Given that most teams will have around 40 to 45 players on cost controlled contracts, that leaves just 8 to 13 spots for players on market rate contracts. It obviously varies by team, but for the sake of keeping math simple in this example, 12 spots will be used. (Author’s Note: For those curious, the Seahawks currently have 13 players on market rate contracts and 47 players on cost-controlled contracts.)
Now, obviously, not all market rate contracts will expire each season, so in reality teams will typically only be looking to replace three or four players with market rate contracts. That means that the $14.5M or so of increased cap is most likely to get split among those three or four players signing with a team, which translates to an increase of $3.5M to $4.5M per year per contract. This means the increases for individual contracts far outpace the increases to the overall salary cap as a whole, as the majority of the cap increase gets funneled to a handful of players per team and just a few dozen players across the league rather than evenly distributed.
In short, the 9.4% increase in the salary cap from 2024 to 2025 likely means that when free agency starts in March that the increase in contracts for the highest paid players will likely increase by 15%-25% per year per contract, rather than the 9.4% many fans are likely to expect.
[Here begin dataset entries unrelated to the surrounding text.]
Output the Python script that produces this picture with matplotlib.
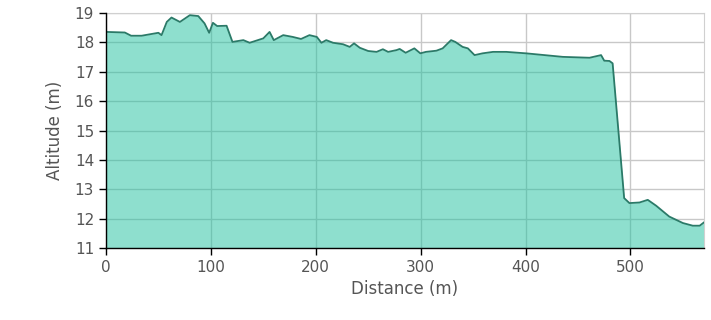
import matplotlib
matplotlib.use("Agg")
import matplotlib.pyplot as plt

distance = [0, 18, 24, 34, 50, 53, 58, 62.5, 70.5, 80, 88, 94, 98.4, 102, 106, 115, 120.6,
            131, 137, 150, 156, 160, 169, 178, 186, 194, 201, 205.4, 210, 216.5, 226, 232.4,
            236.5, 242, 250, 258, 264, 269, 277, 280, 285.7, 294, 299.7, 305, 315, 321, 329,
            333, 340, 345, 351.4, 359, 369, 381.6, 400.6, 435.5, 461, 472, 475, 480, 483,
            494, 499, 508.6, 516.5, 524.5, 537, 550, 559.4, 566, 570]
altitude = [18.36, 18.34, 18.23, 18.23, 18.33, 18.25, 18.70, 18.85, 18.70, 18.93, 18.90, 18.65,
            18.33, 18.67, 18.56, 18.57, 18.02, 18.08, 17.99, 18.14, 18.36, 18.08, 18.25, 18.19,
            18.12, 18.25, 18.19, 17.99, 18.08, 17.99, 17.94, 17.85, 17.97, 17.82, 17.71, 17.68,
            17.77, 17.68, 17.74, 17.78, 17.65, 17.80, 17.63, 17.68, 17.72, 17.80, 18.08, 18.02,
            17.85, 17.80, 17.57, 17.63, 17.68, 17.68, 17.63, 17.51, 17.48, 17.57, 17.38, 17.37,
            17.29, 12.70, 12.53, 12.55, 12.64, 12.44, 12.07, 11.85, 11.76, 11.76, 11.87]
x_ticks = [0, 100, 200, 300, 400, 500]
y_ticks = [11, 12, 13, 14, 15, 16, 17, 18, 19]

fig = plt.figure(figsize=(7.11, 3.2), dpi=100)
ax = fig.add_axes([0.149, 0.225, 0.841, 0.734])

ax.grid(True, color="#c8c8c8", linewidth=1.0, zorder=0)
ax.set_axisbelow(True)
ax.fill_between(distance, 11, altitude, color="#1fc19f", alpha=0.5, zorder=1, linewidth=0)
ax.plot(distance, altitude, color="#2b7a68", linewidth=1.3, zorder=3)

ax.set_xlim(0, 570)
ax.set_ylim(11, 19)
ax.set_xticks(x_ticks)
ax.set_yticks(y_ticks)

for s in ["top", "right"]:
    ax.spines[s].set_color("#d0d0d0")
    ax.spines[s].set_linewidth(0.8)
for s in ["left", "bottom"]:
    ax.spines[s].set_color("black")
    ax.spines[s].set_linewidth(1.0)
    ax.spines[s].set_zorder(4)

ax.tick_params(axis="both", direction="out", length=5, width=1, color="black",
               labelcolor="#555555", labelsize=11)
ax.set_xlabel("Distance (m)", color="#555555", fontsize=12)
ax.set_ylabel("Altitude (m)", color="#555555", fontsize=12, labelpad=8)

fig.savefig("out.png", dpi=100)
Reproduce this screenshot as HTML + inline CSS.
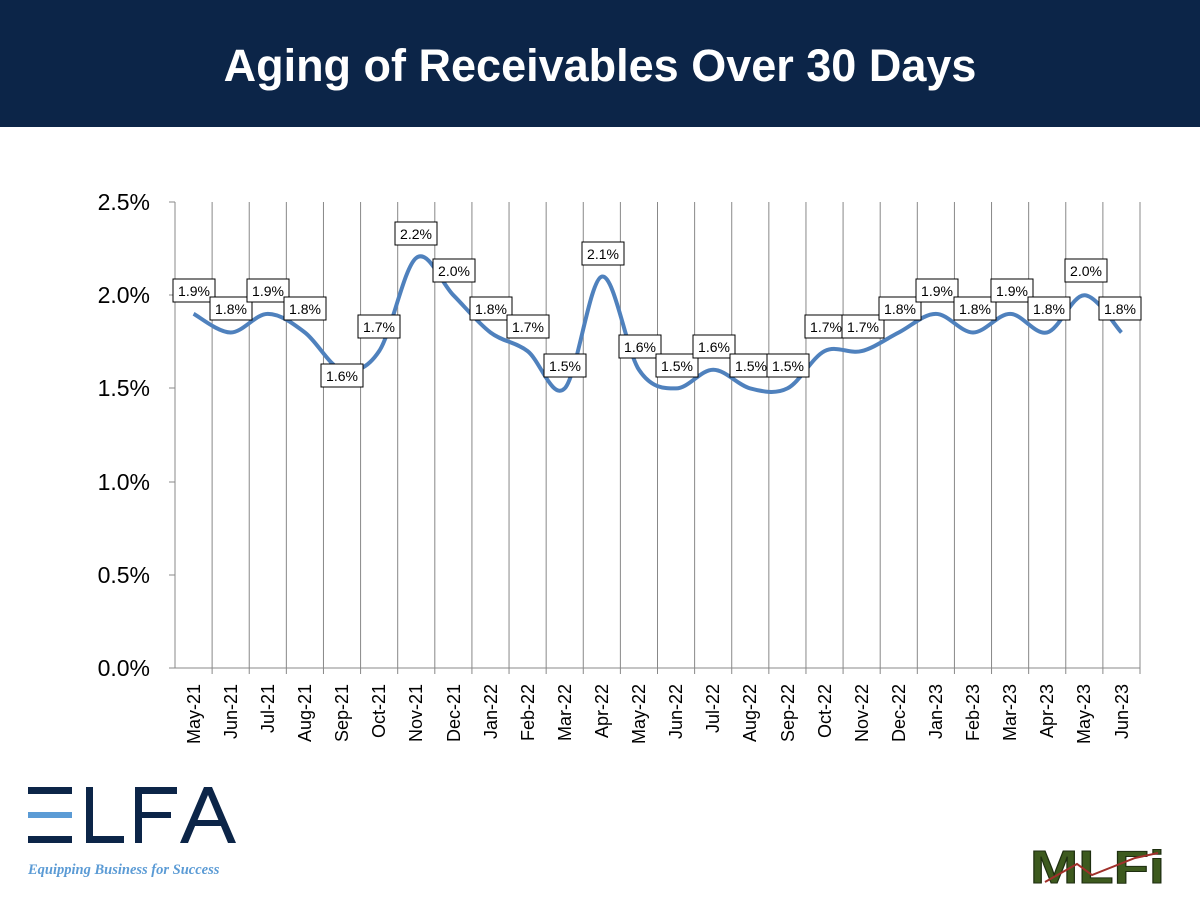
<!DOCTYPE html>
<html><head><meta charset="utf-8"><style>
body{margin:0;width:1200px;height:900px;background:#fff;overflow:hidden;font-family:"Liberation Sans",sans-serif}
.hd{position:absolute;left:0;top:0;width:1200px;height:127px;background:#0c2548;color:#fff;font-weight:bold;font-size:45px;text-align:center;line-height:132px}
</style></head><body>
<div class="hd">Aging of Receivables Over 30 Days</div>
<svg width="1200" height="900" style="position:absolute;left:0;top:0" xmlns="http://www.w3.org/2000/svg">
<g id="grid" stroke="#888" stroke-width="1"></g>
<line x1="175" y1="202" x2="175" y2="668" stroke="#888"/>
<line x1="175" y1="668" x2="1140" y2="668" stroke="#888"/>
<g stroke="#888"><line x1="169" y1="202" x2="175" y2="202"/><line x1="169" y1="295" x2="175" y2="295"/><line x1="169" y1="388" x2="175" y2="388"/><line x1="169" y1="482" x2="175" y2="482"/><line x1="169" y1="575" x2="175" y2="575"/><line x1="169" y1="668" x2="175" y2="668"/></g>
<g font-size="23" text-anchor="end" fill="#000">
<text x="150" y="210">2.5%</text><text x="150" y="303">2.0%</text><text x="150" y="396">1.5%</text><text x="150" y="490">1.0%</text><text x="150" y="583">0.5%</text><text x="150" y="676">0.0%</text></g>
<path id="ln" fill="none" stroke="#4f81bd" stroke-width="4"/>
<g id="xl" font-size="18" fill="#000" text-anchor="end">
<text transform="translate(200,684) rotate(-90)">May-21</text>
<text transform="translate(237,684) rotate(-90)">Jun-21</text>
<text transform="translate(274,684) rotate(-90)">Jul-21</text>
<text transform="translate(311,684) rotate(-90)">Aug-21</text>
<text transform="translate(348,684) rotate(-90)">Sep-21</text>
<text transform="translate(385,684) rotate(-90)">Oct-21</text>
<text transform="translate(422,684) rotate(-90)">Nov-21</text>
<text transform="translate(460,684) rotate(-90)">Dec-21</text>
<text transform="translate(497,684) rotate(-90)">Jan-22</text>
<text transform="translate(534,684) rotate(-90)">Feb-22</text>
<text transform="translate(571,684) rotate(-90)">Mar-22</text>
<text transform="translate(608,684) rotate(-90)">Apr-22</text>
<text transform="translate(645,684) rotate(-90)">May-22</text>
<text transform="translate(682,684) rotate(-90)">Jun-22</text>
<text transform="translate(719,684) rotate(-90)">Jul-22</text>
<text transform="translate(756,684) rotate(-90)">Aug-22</text>
<text transform="translate(794,684) rotate(-90)">Sep-22</text>
<text transform="translate(831,684) rotate(-90)">Oct-22</text>
<text transform="translate(868,684) rotate(-90)">Nov-22</text>
<text transform="translate(905,684) rotate(-90)">Dec-22</text>
<text transform="translate(942,684) rotate(-90)">Jan-23</text>
<text transform="translate(979,684) rotate(-90)">Feb-23</text>
<text transform="translate(1016,684) rotate(-90)">Mar-23</text>
<text transform="translate(1053,684) rotate(-90)">Apr-23</text>
<text transform="translate(1090,684) rotate(-90)">May-23</text>
<text transform="translate(1128,684) rotate(-90)">Jun-23</text>
</g>
<g id="lb" font-size="14" text-anchor="middle" fill="#000">
<text x="194" y="296">1.9%</text><text x="231" y="314">1.8%</text><text x="268" y="296">1.9%</text><text x="305" y="314">1.8%</text><text x="342" y="381">1.6%</text><text x="379" y="332">1.7%</text><text x="416" y="239">2.2%</text><text x="454" y="276">2.0%</text><text x="491" y="314">1.8%</text><text x="528" y="332">1.7%</text><text x="565" y="371">1.5%</text><text x="603" y="259">2.1%</text><text x="640" y="352">1.6%</text><text x="677" y="371">1.5%</text><text x="714" y="352">1.6%</text><text x="751" y="371">1.5%</text><text x="788" y="371">1.5%</text><text x="826" y="332">1.7%</text><text x="863" y="332">1.7%</text><text x="900" y="314">1.8%</text><text x="937" y="296">1.9%</text><text x="975" y="314">1.8%</text><text x="1012" y="296">1.9%</text><text x="1049" y="314">1.8%</text><text x="1086" y="276">2.0%</text><text x="1120" y="314">1.8%</text>
</g>
<g fill="#0c2548"><rect x="28" y="787" width="44" height="7"/><rect x="28" y="812" width="44" height="6" fill="#5b9bd5"/><rect x="28" y="836" width="44" height="7"/>
<rect x="86" y="787" width="7" height="56"/><rect x="86" y="836" width="38" height="7"/>
<rect x="135" y="787" width="7" height="56"/><rect x="135" y="787" width="42" height="7"/><rect x="135" y="812" width="36" height="6"/>
<path d="M180 843 L204 787 L212 787 L236 843 L228 843 L208 795 L188 843Z"/><rect x="193" y="820" width="30" height="6"/></g>
<text x="28" y="874" font-family="Liberation Serif,serif" font-style="italic" font-weight="bold" font-size="14.5" fill="#5b9bd5">Equipping Business for Success</text>
<text x="1030" y="883" font-family="Liberation Sans,sans-serif" font-weight="bold" font-size="46" fill="#3d5a1e" stroke="#1e2e10" stroke-width="1" textLength="135" lengthAdjust="spacingAndGlyphs">MLFi</text>
<polyline points="1045,882 1077,864 1092,875 1135,858 1158,853" fill="none" stroke="#a0302a" stroke-width="2"/>
</svg>
<script>
var v=[1.9,1.8,1.9,1.8,1.6,1.7,2.2,2.0,1.8,1.7,1.5,2.1,1.6,1.5,1.6,1.5,1.5,1.7,1.7,1.8,1.9,1.8,1.9,1.8,2.0,1.8];
var w=965/26,p=v.map(function(a,i){return [175+w*(i+.5),668-a*186.4]});
var d="M"+p[0];
for(var i=0;i<p.length-1;i++){var a=p[i-1]||p[i],b=p[i],c=p[i+1],e=p[i+2]||c;
d+=" C"+(b[0]+(c[0]-a[0])/6)+","+(b[1]+(c[1]-a[1])/6)+" "+(c[0]-(e[0]-b[0])/6)+","+(c[1]-(e[1]-b[1])/6)+" "+c[0]+","+c[1];}
document.getElementById("ln").setAttribute("d",d);
var g=document.getElementById("grid"),ns="http://www.w3.org/2000/svg";
for(var k=1;k<=26;k++){var l=document.createElementNS(ns,"line");var x=175+w*k;l.setAttribute("x1",x);l.setAttribute("x2",x);l.setAttribute("y1",202);l.setAttribute("y2",674);g.appendChild(l);}
var lb=document.getElementById("lb");
Array.prototype.slice.call(lb.children).forEach(function(t){var x=+t.getAttribute("x"),y=+t.getAttribute("y");var r=document.createElementNS(ns,"rect");r.setAttribute("x",x-21);r.setAttribute("y",y-17);r.setAttribute("width",42);r.setAttribute("height",23);r.setAttribute("fill","#fff");r.setAttribute("stroke","#000");lb.insertBefore(r,t);});
</script>
</body></html>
In short, the contracts to which players agree early in free agency are, once again, likely to be mind blowingly large because of how cap increases disproportionately benefit players on market rate contracts.
And for a team like the Seahawks, all this means that negotiations with a soon to be free agent like Ernest Jones could wind up costing the team significantly more than they might have anticipated even just a few weeks ago. And that, of course, means that fans could watch yet another starting linebacker depart in free agency, just like they did in 2024. And in 2023. And in 2022. And in 2021.